This picture of 95-year-old legendary clubkid Zelda Kaplan was taken yesterday at the Joanna Mastroianni fashion show just minutes before she died as the second model took the runway. As Riley K (no relation), who sent this to me, said: Now THAT, ladies & gents, is how you make an EXIT!
Ruth Finley was sitting next to Zelda at the show and told The Washington Post that she suddenly slumped over. Ruth thought that Zelda fainted and didn’t know at the time that her spirit was floating on to the great big front row in the sky. After Zelda slumped over, two men carried her away and she was pronounced dead at the hospital. The show still went on and those who knew Zelda say that’s what she would’ve wanted, because she lived and died for fashion.
Zelda grew up in New Jersey and was a housewife from the 50s to the 60s. When Zelda moved to NYC in the 60s, she went from housewife to party girl. Zelda went out almost every night to all sorts of events, only drank champagne and didn’t get up before 2pm. When Zelda wasn’t doing humanitarian work in Africa, she was poppin’ her pussy on the dance floor next to Amanda Lepore and other clubkids.

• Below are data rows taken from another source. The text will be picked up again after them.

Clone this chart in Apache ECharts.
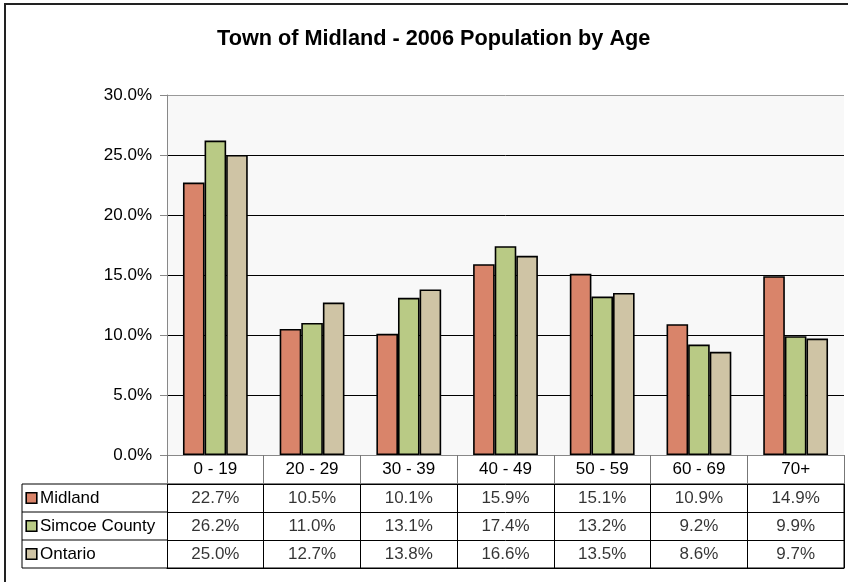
<!doctype html>
<html lang="en">
<head>
    <meta charset="UTF-8">
    <title>Town of Midland - 2006 Population by Age</title>
    <style>
        html, body { margin: 0; padding: 0; background: #fff; }
        #chart { width: 848px; height: 582px; }
    </style>
</head>
<body>
<div id="chart"></div>
<script src="https://cdn.jsdelivr.net/npm/echarts@6/dist/echarts.min.js"></script>
<script>
    // age groups and population share (%)
    var categories = ['0 - 19', '20 - 29', '30 - 39', '40 - 49', '50 - 59', '60 - 69', '70+'];
    var seriesNames = ['Midland', 'Simcoe County', 'Ontario'];
    var midland = [22.7, 10.5, 10.1, 15.9, 15.1, 10.9, 14.9];
    var simcoe = [26.2, 11.0, 13.1, 17.4, 13.2, 9.2, 9.9];
    var ontario = [25.0, 12.7, 13.8, 16.6, 13.5, 8.6, 9.7];
    var yTicks = [0, 5, 10, 15, 20, 25, 30];

    var colors = ['#D9846A', '#B9CA85', '#CFC4A5'];
    var allData = [midland, simcoe, ontario];
    var font = 'Liberation Sans, Arial, sans-serif';
    var fs = 17;

    var myChart = echarts.init(document.getElementById('chart'));

    var barSeries = allData.map(function (d, i) {
        return {
            name: seriesNames[i],
            type: 'bar',
            xAxisIndex: 0,
            yAxisIndex: 0,
            data: d,
            barGap: '0%',
            barCategoryGap: '33%',
            itemStyle: {color: colors[i], borderColor: '#000', borderWidth: 1.6},
            silent: true
        };
    });

    // table cells
    var cells = [];
    allData.forEach(function (d, r) {
        d.forEach(function (v, c) {
            cells.push([c, r, v]);
        });
    });

    var rich = {t: {fontSize: fs, fontFamily: font, color: '#000', padding: [0, 0, 0, 4]}};
    colors.forEach(function (c, i) {
        rich['m' + i] = {width: 9, height: 9, backgroundColor: c, borderColor: '#000', borderWidth: 1.6};
    });

    myChart.setOption({
        animation: false,
        backgroundColor: '#fff',
        title: {
            text: 'Town of Midland - 2006 Population by Age',
            left: 212,
            top: 23,
            textStyle: {fontFamily: font, fontSize: 21.7, fontWeight: 'bold', color: '#000'}
        },
        grid: [
            {left: 167, top: 95, width: 677, height: 360, show: true, backgroundColor: '#F8F8F8', borderWidth: 0},
            {left: 167, top: 484, width: 677, height: 84}
        ],
        xAxis: [{
            type: 'category',
            gridIndex: 0,
            data: categories,
            axisLine: {lineStyle: {color: '#888', width: 1}},
            axisTick: {show: true, interval: 0, length: 29, lineStyle: {color: '#777'}},
            axisLabel: {margin: 6, fontSize: fs, fontFamily: font, color: '#000', interval: 0}
        }, {
            type: 'category',
            gridIndex: 1,
            data: categories,
            axisLine: {show: true, lineStyle: {color: '#000'}},
            axisTick: {show: false},
            axisLabel: {show: false},
            splitLine: {show: true, interval: 0, lineStyle: {color: '#000', width: 1}}
        }],
        yAxis: [{
            type: 'value',
            gridIndex: 0,
            min: yTicks[0],
            max: yTicks[yTicks.length - 1],
            interval: 5,
            axisLine: {show: true, lineStyle: {color: '#888'}},
            axisTick: {show: true, length: 7, lineStyle: {color: '#888'}},
            axisLabel: {
                margin: 15, fontSize: fs, fontFamily: font, color: '#000',
                formatter: function (v) { return v.toFixed(1) + '%'; }
            },
            splitLine: {
                show: true,
                lineStyle: {color: ['#888', '#000', '#000', '#000', '#000', '#000', '#999'], width: 1}
            }
        }, {
            type: 'category',
            gridIndex: 1,
            inverse: true,
            data: seriesNames,
            axisLine: {show: true, lineStyle: {color: '#000'}},
            axisTick: {show: false},
            splitLine: {show: true, interval: 0, lineStyle: {color: '#000', width: 1}},
            axisLabel: {
                align: 'left',
                margin: 140,
                formatter: function (v, i) { return '{m' + i + '|}{t|' + v + '}'; },
                rich: rich
            }
        }],
        series: barSeries.concat([{
            type: 'scatter',
            xAxisIndex: 1,
            yAxisIndex: 1,
            data: cells,
            symbolSize: 0,
            silent: true,
            label: {
                show: true,
                position: 'inside',
                fontSize: fs,
                fontFamily: font,
                color: '#000',
                formatter: function (p) { return p.value[2].toFixed(1) + '%'; }
            }
        }]),
        graphic: [
            {type: 'rect', shape: {x: 5, y: 4, width: 900, height: 700}, style: {fill: 'none', stroke: '#222', lineWidth: 2}, silent: true},
            {type: 'rect', shape: {x: 22, y: 484, width: 822, height: 84}, style: {fill: 'none', stroke: '#000', lineWidth: 1}, silent: true},
            {type: 'line', shape: {x1: 22, y1: 512, x2: 167, y2: 512}, style: {stroke: '#000', lineWidth: 1}, silent: true},
            {type: 'line', shape: {x1: 22, y1: 540, x2: 167, y2: 540}, style: {stroke: '#000', lineWidth: 1}, silent: true}
        ]
    });
</script>
</body>
</html>
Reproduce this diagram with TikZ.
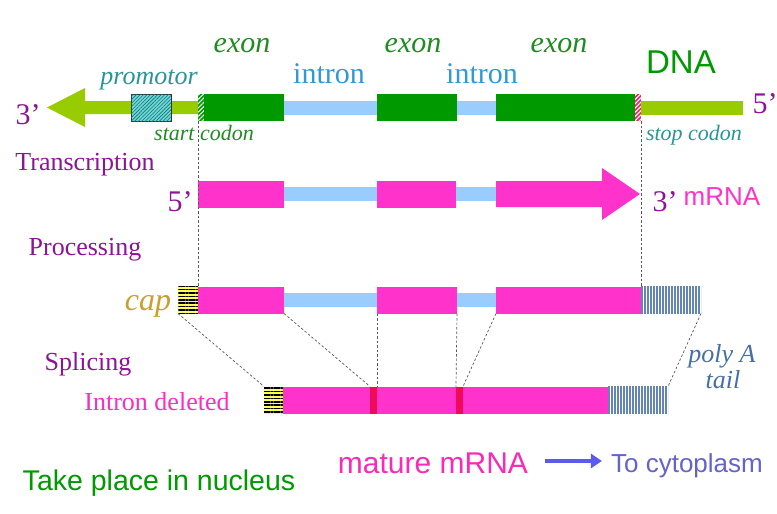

Some people say that they want to die in a bed of white cotton sheets while surrounded by their weeping family and friends, but fuck that. Zelda showed us how it’s really done by dying while doing what she loved. That’s why I want to die with a Zinger (or a peen, I’m not too picky) in my mouth while writing the words “this stupid bitch” in a blog post about a stupid bitch.
Rest in peace, Zelda. You’re now in up heaven, out-partying the angels.